For the step size, one can verify that the line search \min_{\alpha \in [0,1]} f((1-\alpha)x^k + \alpha y^k) gives \alpha^* = 1, so the update is simply

x^{k+1} = \frac{Qx^k}{\|Qx^k\|_2}.

This is precisely the power iteration for computing the leading eigenvector of Q. The Frank–Wolfe perspective provides a new interpretation of this classical algorithm as a conditional gradient method applied to a nonconvex quadratic.

7.5.4 Inexact Frank–Wolfe

In practice, we may not be able to solve the linear subproblem exactly (e.g., when \mathcal{C} is described implicitly or the linear oracle is approximate). The inexact variant allows a controlled amount of suboptimality.

Suppose we choose y^k such that

\langle \nabla f(x^k),\, y^k \rangle \leq \min_{v \in \mathcal{C}} \langle \nabla f(x^k),\, v \rangle + \alpha^k \cdot M \cdot \delta,

where \delta \geq 0 controls the approximation quality and M = 2L d_{\mathcal{C}}^2.

Theorem 7.5 (Inexact Frank–Wolfe Convergence) Setting \alpha^k = \dfrac{2}{k+2}:

f(x^k) - f(x^*) \leq \frac{M\,(1 + \delta)}{k+2},

where M = 2L \cdot d_{\mathcal{C}}^2.

Proof. Follow the proof of Theorem 7.4, but the optimality of y^k now gives

\langle \nabla f(x^k),\, y^k - x^k \rangle \leq \langle \nabla f(x^k),\, x^* - x^k \rangle + \alpha^k M \delta.

Proceeding as before:

\delta_{k+1} \leq (1 - \alpha^k)\delta_k + \frac{L}{2}(\alpha^k)^2 d_{\mathcal{C}}^2 + (\alpha^k)^2 M \delta = (1 - \alpha^k)\delta_k + \frac{(\alpha^k)^2}{2}M(1 + \delta).
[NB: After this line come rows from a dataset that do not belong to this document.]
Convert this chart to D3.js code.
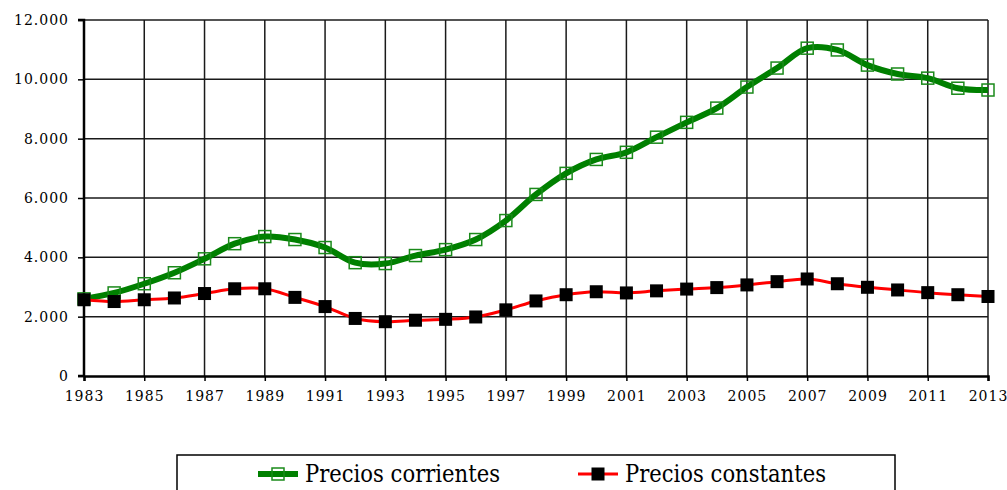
<!DOCTYPE html>
<html>
<head>
<meta charset="utf-8">
<script src="https://cdn.jsdelivr.net/npm/d3@7"></script>
<style>
  body { margin: 0; background: #fff; }
  svg { display: block; }
  .serif { font-family: "DejaVu Serif", "Liberation Serif", serif; }
</style>
</head>
<body>
<div id="chart"></div>
<script>
// Data
const years = d3.range(1983, 2014);
const corrientes = [2600, 2800, 3110, 3480, 3950, 4460, 4700, 4600, 4330, 3820,
  3790, 4060, 4260, 4600, 5240, 6120, 6830, 7300, 7540, 8050,
  8550, 9030, 9740, 10380, 11050, 10990, 10480, 10180, 10040, 9700, 9640];
const constantes = [2570, 2510, 2570, 2630, 2780, 2940, 2940, 2650, 2340, 1940,
  1830, 1880, 1910, 1990, 2230, 2530, 2740, 2840, 2800, 2870,
  2930, 2980, 3070, 3180, 3270, 3110, 2990, 2900, 2810, 2740, 2680];
const yTicks = [0, 2000, 4000, 6000, 8000, 10000, 12000];
const xTicks = d3.range(1983, 2014, 2);
const seriesNames = ["Precios corrientes", "Precios constantes"];

const width = 1007, height = 490;
const svg = d3.select("#chart").append("svg")
    .attr("width", width)
    .attr("height", height);

const x = d3.scaleLinear().domain([1983, 2013]).range([84, 988]);
const y = d3.scaleLinear().domain([0, 12000]).range([376, 20]);

const locale = d3.formatLocale({ decimal: ",", thousands: ".", grouping: [3], currency: ["", ""] });
const fmt = locale.format(",");

// grid lines
svg.append("g").selectAll("line.h")
    .data(yTicks.filter(d => d > 0))
    .join("line")
    .attr("x1", x(1983)).attr("x2", x(2013))
    .attr("y1", d => y(d)).attr("y2", d => y(d))
    .style("stroke", "#1a1a1a").style("stroke-width", 1.5);

svg.append("g").selectAll("line.v")
    .data(xTicks.filter(d => d > 1983))
    .join("line")
    .attr("x1", d => x(d)).attr("x2", d => x(d))
    .attr("y1", y(12000)).attr("y2", y(0))
    .style("stroke", "#1a1a1a").style("stroke-width", 1.5);

// axes
const yAxis = svg.append("g")
    .attr("transform", `translate(${x(1983)},0)`)
    .call(d3.axisLeft(y).tickValues(yTicks).tickFormat(fmt).tickSize(6).tickPadding(9));
const xAxis = svg.append("g")
    .attr("transform", `translate(0,${y(0)})`)
    .call(d3.axisBottom(x).tickValues(xTicks).tickFormat(d3.format("d")).tickSize(5).tickPadding(10));

[yAxis, xAxis].forEach(a => {
    a.attr("font-family", null).attr("font-size", null).attr("class", "serif");
    a.select(".domain").style("stroke", "#000").style("stroke-width", 2.5);
    a.selectAll(".tick line").style("stroke", "#000").style("stroke-width", 1.5);
    a.selectAll(".tick text")
        .attr("font-size", 14)
        .attr("letter-spacing", 1)
        .attr("fill", "#000");
});
yAxis.select(".domain").attr("d", `M-6,${y(12000)}H0V${y(0)}H-6`);

const line = d3.line()
    .x((d, i) => x(years[i]))
    .y(d => y(d))
    .curve(d3.curveCatmullRom.alpha(0.5));

// Precios corrientes
svg.append("path")
    .datum(corrientes)
    .attr("d", line)
    .style("fill", "none")
    .style("stroke", "#008000")
    .style("stroke-width", 6);

svg.append("g").selectAll("rect")
    .data(corrientes)
    .join("rect")
    .attr("x", (d, i) => x(years[i]) - 6)
    .attr("y", d => y(d) - 6)
    .attr("width", 12).attr("height", 12)
    .style("fill", "none")
    .style("stroke", "#1a8a1a")
    .style("stroke-width", 1.5);

// Precios constantes
svg.append("path")
    .datum(constantes)
    .attr("d", line)
    .style("fill", "none")
    .style("stroke", "#ff0000")
    .style("stroke-width", 3);

svg.append("g").selectAll("rect")
    .data(constantes)
    .join("rect")
    .attr("x", (d, i) => x(years[i]) - 6.5)
    .attr("y", d => y(d) - 6.5)
    .attr("width", 13).attr("height", 13)
    .style("fill", "#000");

// legend
const legend = svg.append("g");
legend.append("rect")
    .attr("x", 177).attr("y", 455)
    .attr("width", 718).attr("height", 50)
    .style("fill", "#fff")
    .style("stroke", "#000")
    .style("stroke-width", 1.5);

const legendItems = [
    { name: seriesNames[0], x0: 258, tx: 305, tw: 195, color: "#008000", sw: 6, mark: "open" },
    { name: seriesNames[1], x0: 578, tx: 625, tw: 201, color: "#ff0000", sw: 3, mark: "filled" }
];
legendItems.forEach(it => {
    legend.append("line")
        .attr("x1", it.x0).attr("x2", it.x0 + 40)
        .attr("y1", 474).attr("y2", 474)
        .style("stroke", it.color).style("stroke-width", it.sw);
    if (it.mark === "open") {
        legend.append("rect")
            .attr("x", it.x0 + 14).attr("y", 468).attr("width", 12).attr("height", 12)
            .style("fill", "none").style("stroke", "#1a8a1a").style("stroke-width", 1.5);
    } else {
        legend.append("rect")
            .attr("x", it.x0 + 13.5).attr("y", 467.5).attr("width", 13).attr("height", 13)
            .style("fill", "#000");
    }
    legend.append("text")
        .attr("class", "serif")
        .attr("x", it.tx).attr("y", 482)
        .attr("textLength", it.tw)
        .attr("lengthAdjust", "spacingAndGlyphs")
        .attr("font-family", "Liberation Serif")
        .attr("font-size", 25)
        .attr("fill", "#000")
        .text(it.name);
});
</script>
</body>
</html>
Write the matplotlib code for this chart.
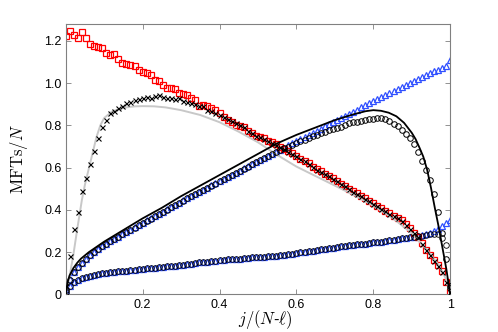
import numpy as np
import matplotlib
matplotlib.use('Agg')
import matplotlib.pyplot as plt

plt.rcParams['mathtext.fontset'] = 'cm'
plt.rcParams['font.family'] = ['Liberation Sans', 'DejaVu Sans']

# simulation points: j = 0..95, x = j/95
j = np.arange(96)
x = j / 95.0

red_sq = [1.222, 1.247, 1.227, 1.214, 1.240, 1.214, 1.184, 1.175, 1.172, 1.164,
          1.143, 1.132, 1.136, 1.112, 1.096, 1.090, 1.085, 1.080, 1.060, 1.053,
          1.049, 1.038, 1.014, 1.010, 0.990, 0.975, 0.975, 0.972, 0.954, 0.947,
          0.944, 0.930, 0.920, 0.893, 0.896, 0.890, 0.880, 0.875, 0.857, 0.840,
          0.825, 0.818, 0.800, 0.795, 0.790, 0.773, 0.762, 0.752, 0.745, 0.738,
          0.728, 0.720, 0.710, 0.700, 0.688, 0.678, 0.668, 0.655, 0.643, 0.632,
          0.620, 0.605, 0.593, 0.583, 0.572, 0.561, 0.550, 0.538, 0.525, 0.513,
          0.500, 0.489, 0.478, 0.466, 0.455, 0.443, 0.432, 0.420, 0.408, 0.396,
          0.385, 0.373, 0.362, 0.350, 0.333, 0.313, 0.293, 0.273, 0.243, 0.212,
          0.188, 0.163, 0.140, 0.112, 0.060, 0.012]

crosses = [0.040, 0.180, 0.310, 0.390, 0.490, 0.550, 0.615, 0.680, 0.740, 0.790,
           0.825, 0.857, 0.870, 0.880, 0.890, 0.905, 0.910, 0.920, 0.925, 0.930,
           0.935, 0.930, 0.940, 0.944, 0.935, 0.930, 0.930, 0.925, 0.930, 0.915,
           0.910, 0.905, 0.900, 0.890, 0.890, 0.875, 0.870, 0.860, 0.850, 0.840,
           0.830, 0.820, 0.810, 0.800, 0.790, 0.775, 0.765, 0.750, 0.744, 0.735,
           0.726, 0.718, 0.707, 0.697, 0.686, 0.676, 0.665, 0.653, 0.641, 0.630,
           0.618, 0.604, 0.591, 0.581, 0.570, 0.559, 0.548, 0.536, 0.523, 0.511,
           0.498, 0.487, 0.476, 0.464, 0.453, 0.441, 0.430, 0.418, 0.406, 0.394,
           0.383, 0.371, 0.360, 0.348, 0.331, 0.311, 0.291, 0.270, 0.240, 0.210,
           0.186, 0.160, 0.137, 0.108, 0.057, 0.010]

up_circ = [0.020, 0.070, 0.105, 0.130, 0.150, 0.168, 0.185, 0.200, 0.213, 0.227,
           0.240, 0.251, 0.262, 0.273, 0.284, 0.295, 0.305, 0.316, 0.327, 0.338,
           0.349, 0.359, 0.370, 0.381, 0.391, 0.402, 0.412, 0.423, 0.433, 0.444,
           0.455, 0.465, 0.475, 0.485, 0.495, 0.505, 0.515, 0.525, 0.535, 0.545,
           0.554, 0.564, 0.573, 0.583, 0.592, 0.601, 0.616, 0.626, 0.636, 0.645,
           0.655, 0.664, 0.674, 0.683, 0.692, 0.700, 0.708, 0.716, 0.724, 0.732,
           0.740, 0.748, 0.756, 0.763, 0.770, 0.776, 0.782, 0.788, 0.794, 0.800,
           0.810, 0.814, 0.818, 0.822, 0.826, 0.829, 0.832, 0.834, 0.835, 0.829,
           0.820, 0.808, 0.795, 0.780, 0.760, 0.738, 0.710, 0.675, 0.630, 0.590,
           0.540, 0.475, 0.390, 0.290, 0.170, 0.040]

up_tri = [0.018, 0.072, 0.107, 0.132, 0.151, 0.169, 0.186, 0.201, 0.214, 0.228,
          0.241, 0.252, 0.263, 0.274, 0.285, 0.296, 0.306, 0.317, 0.328, 0.339,
          0.350, 0.360, 0.371, 0.382, 0.392, 0.403, 0.413, 0.424, 0.434, 0.445,
          0.456, 0.466, 0.476, 0.486, 0.496, 0.506, 0.516, 0.526, 0.536, 0.546,
          0.556, 0.566, 0.576, 0.586, 0.596, 0.606, 0.618, 0.628, 0.638, 0.647,
          0.655, 0.665, 0.675, 0.685, 0.695, 0.705, 0.715, 0.725, 0.735, 0.745,
          0.755, 0.765, 0.775, 0.785, 0.795, 0.805, 0.815, 0.825, 0.835, 0.845,
          0.855, 0.865, 0.875, 0.885, 0.895, 0.905, 0.914, 0.924, 0.934, 0.944,
          0.953, 0.963, 0.972, 0.982, 0.991, 1.001, 1.010, 1.019, 1.028, 1.037,
          1.046, 1.055, 1.064, 1.073, 1.082, 1.109]

low_tri = [0.013, 0.040, 0.058, 0.070, 0.077, 0.083, 0.088, 0.093, 0.097, 0.100,
           0.103, 0.105, 0.107, 0.109, 0.111, 0.113, 0.115, 0.117, 0.119, 0.121,
           0.123, 0.125, 0.127, 0.129, 0.131, 0.133, 0.135, 0.137, 0.139, 0.141,
           0.143, 0.146, 0.149, 0.152, 0.154, 0.156, 0.158, 0.160, 0.162, 0.164,
           0.166, 0.167, 0.169, 0.170, 0.172, 0.173, 0.175, 0.176, 0.178, 0.179,
           0.181, 0.182, 0.184, 0.185, 0.187, 0.190, 0.193, 0.196, 0.199, 0.201,
           0.204, 0.207, 0.210, 0.213, 0.216, 0.219, 0.222, 0.224, 0.227, 0.230,
           0.232, 0.234, 0.237, 0.239, 0.241, 0.243, 0.246, 0.248, 0.250, 0.253,
           0.256, 0.259, 0.262, 0.265, 0.267, 0.270, 0.274, 0.278, 0.282, 0.287,
           0.292, 0.298, 0.310, 0.322, 0.336, 0.352]

low_circ = [0.012, 0.038, 0.057, 0.069, 0.077, 0.083, 0.088, 0.093, 0.097, 0.100,
            0.103, 0.105, 0.107, 0.109, 0.111, 0.113, 0.115, 0.117, 0.119, 0.121,
            0.123, 0.125, 0.127, 0.129, 0.131, 0.133, 0.135, 0.137, 0.139, 0.141,
            0.143, 0.146, 0.149, 0.152, 0.154, 0.156, 0.158, 0.160, 0.162, 0.164,
            0.166, 0.167, 0.169, 0.170, 0.172, 0.173, 0.175, 0.176, 0.178, 0.179,
            0.181, 0.182, 0.184, 0.185, 0.187, 0.190, 0.193, 0.196, 0.199, 0.201,
            0.204, 0.207, 0.210, 0.213, 0.216, 0.219, 0.222, 0.224, 0.227, 0.230,
            0.232, 0.234, 0.237, 0.239, 0.241, 0.243, 0.246, 0.248, 0.250, 0.253,
            0.256, 0.259, 0.262, 0.265, 0.267, 0.270, 0.272, 0.275, 0.279, 0.283,
            0.286, 0.288, 0.285, 0.265, 0.235, 0.030]

# theory curves
th_x_gray = [0.0, 0.01, 0.02, 0.03, 0.042, 0.05, 0.06, 0.07, 0.08, 0.09, 0.1,
             0.12, 0.14, 0.16, 0.18, 0.2, 0.23, 0.26, 0.3, 0.35, 0.4, 0.45, 0.5,
             0.55, 0.6, 0.65, 0.7, 0.75, 0.8, 0.85, 0.9, 0.94, 0.97, 0.99, 1.0]
th_gray = [0.0, 0.085, 0.19, 0.31, 0.447, 0.52, 0.595, 0.67, 0.745, 0.80, 0.835,
           0.865, 0.878, 0.886, 0.89, 0.891, 0.89, 0.885, 0.872, 0.849, 0.815,
           0.77, 0.72, 0.66, 0.605, 0.56, 0.515, 0.47, 0.42, 0.362, 0.29, 0.21,
           0.14, 0.07, 0.0]

th_x_black = [0.0, 0.005, 0.01, 0.02, 0.03, 0.04, 0.06, 0.08, 0.1, 0.15, 0.2,
              0.25, 0.3, 0.35, 0.4, 0.45, 0.5, 0.55, 0.6, 0.65, 0.7, 0.75, 0.78,
              0.8, 0.82, 0.84, 0.86, 0.88, 0.9, 0.91, 0.92, 0.93, 0.94, 0.95,
              0.96, 0.97, 0.98, 0.99, 1.0]
th_black = [0.0, 0.06, 0.09, 0.125, 0.15, 0.17, 0.20, 0.225, 0.25, 0.305, 0.36,
            0.41, 0.465, 0.515, 0.565, 0.615, 0.665, 0.715, 0.755, 0.79, 0.825,
            0.853, 0.867, 0.872, 0.869, 0.86, 0.843, 0.812, 0.765, 0.735, 0.695,
            0.652, 0.59, 0.505, 0.41, 0.32, 0.22, 0.12, 0.0]

fig = plt.figure(figsize=(4.98, 3.32), dpi=100)
ax = fig.add_axes([0.132, 0.113, 0.772, 0.815])

blue = '#3050ff'
ax.plot(x, low_tri, ls='none', marker='^', ms=4.4, mfc='none', mec=blue, mew=0.9, zorder=2)
ax.plot(x, up_tri, ls='none', marker='^', ms=4.4, mfc='none', mec=blue, mew=0.9, zorder=2)
ax.plot(x, red_sq, ls='none', marker='s', ms=4.0, mfc='none', mec='red', mew=0.9, zorder=2)
ax.plot(th_x_gray, th_gray, color='#c8c8c8', lw=1.4, zorder=3)
ax.plot(x, crosses, ls='none', marker='x', ms=3.6, color='k', mew=0.8, zorder=4)
ax.plot(x, low_circ, ls='none', marker='o', ms=4.0, mfc='none', mec='k', mew=0.6, zorder=4)
ax.plot(x, up_circ, ls='none', marker='o', ms=4.0, mfc='none', mec='k', mew=0.7, zorder=4)
ax.plot(th_x_black, th_black, color='k', lw=1.3, zorder=5)

ax.set_xlim(0, 1)
ax.set_ylim(0, 1.28)
ax.set_xticks([0, 0.2, 0.4, 0.6, 0.8, 1.0])
ax.set_xticklabels(['', '0.2', '0.4', '0.6', '0.8', '1'])
ax.set_yticks([0, 0.2, 0.4, 0.6, 0.8, 1.0, 1.2])
ax.set_yticklabels(['0', '0.2', '0.4', '0.6', '0.8', '1.0', '1.2'])
ax.tick_params(direction='in', top=True, right=True, length=3.5, width=0.6,
               color='#808080', labelsize=9, pad=3)
for s in ax.spines.values():
    s.set_color('#808080')
    s.set_linewidth(0.8)

ax.set_xlabel(r'$j/(N$-$\ell)$', fontsize=12)
ax.xaxis.set_label_coords(0.52, -0.05)
ax.set_ylabel(r'$\mathrm{MFTs}/N$', fontsize=12)
ax.yaxis.set_label_coords(-0.093, 0.5)

fig.savefig('out.png', dpi=100)
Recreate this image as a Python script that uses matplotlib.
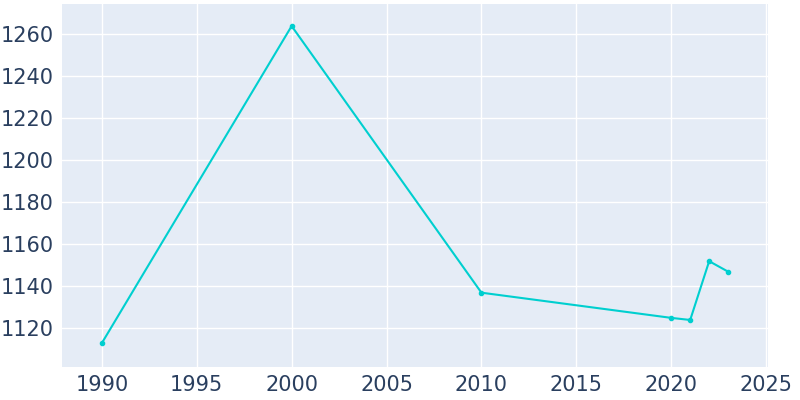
import matplotlib.pyplot as plt

# values
years = [1990, 2000, 2010, 2020, 2021, 2022, 2023]
population = [1113, 1264, 1137, 1125, 1124, 1152, 1147]
x_ticks = [1990, 1995, 2000, 2005, 2010, 2015, 2020, 2025]
y_ticks = [1120, 1140, 1160, 1180, 1200, 1220, 1240, 1260]

fig = plt.figure(figsize=(8, 4), dpi=100)
ax = fig.add_axes([0.0775, 0.0825, 0.8825, 0.9075])
ax.set_facecolor("#E5ECF6")
ax.plot(years, population, color="#00CFCF", linewidth=1.5,
        marker="o", markersize=3)

ax.set_xlim(1987.9, 2025.1)
ax.set_ylim(1101.6, 1274.5)
ax.set_xticks(x_ticks)
ax.set_yticks(y_ticks)
ax.grid(color="white", linewidth=1)
ax.set_axisbelow(True)
for s in ax.spines.values():
    s.set_visible(False)
ax.tick_params(length=0, labelsize=15, colors="#2A3F5F", pad=6)

plt.savefig("out.png", dpi=100)
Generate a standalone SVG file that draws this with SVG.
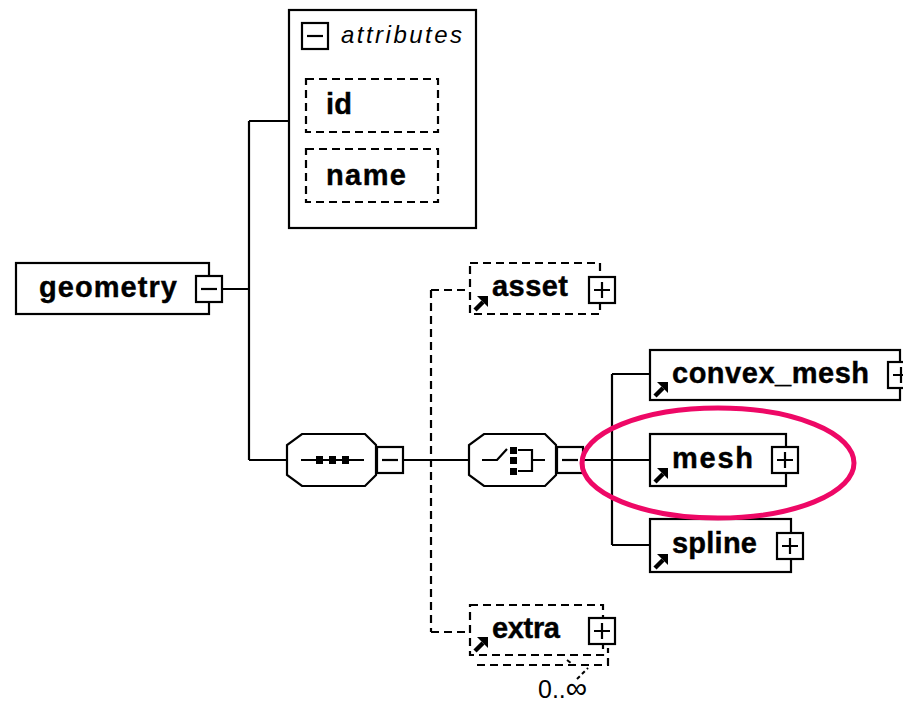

By induction with \delta_k \leq \frac{M(1+\delta)}{k+2}:

\delta_{k+1} \leq \frac{k}{k+2} \cdot \frac{M(1+\delta)}{k+2} + \frac{2M(1+\delta)}{(k+2)^2} = \frac{M(1+\delta)(k+2)}{(k+2)^2} = \frac{M(1+\delta)}{k+2}.

Tightening as in the exact case gives \delta_{k+1} \leq \frac{M(1+\delta)}{k+3}. \blacksquare

The inexact guarantee shows that Frank–Wolfe is robust to approximation: a \delta-approximate oracle degrades the convergence rate by only a multiplicative factor of (1 + \delta). This is important for scalability, as it allows the use of fast approximate solvers for the linear subproblem.

7.6 Summary

Method	Setting	Rate	Iterations for \varepsilon-error
Projected GD (nonconvex)	Smooth	\frac{1}{K}\sum \\|g_{\mathcal{C}}\\|_2^2 = O(1/K)	O(1/\varepsilon)
Projected GD (convex)	Smooth	f(x^k) - f^* = O(1/K)	O(1/\varepsilon)
Projected GD (strongly convex)	Smooth	(1-\mu/L)^k	O(\kappa \log(1/\varepsilon))
Frank–Wolfe	Convex + Smooth	O(1/K)	O(1/\varepsilon)

The key takeaway is that the constraint does not slow down convergence: projected GD achieves exactly the same rates as unconstrained GD. The only additional cost is the projection itself. When projection is cheap (orthant, box, ball, simplex), projected GD is the method of choice. When projection is expensive but linear optimization is cheap (polytopes, spectral sets), Frank–Wolfe provides an efficient alternative at the cost of giving up linear convergence under strong convexity.

Looking Ahead

In the next chapter we study subgradient methods, which extend gradient descent to nonsmooth convex objectives by replacing gradients with subgradients. We will develop the subdifferential calculus and prove convergence rates for projected subgradient descent.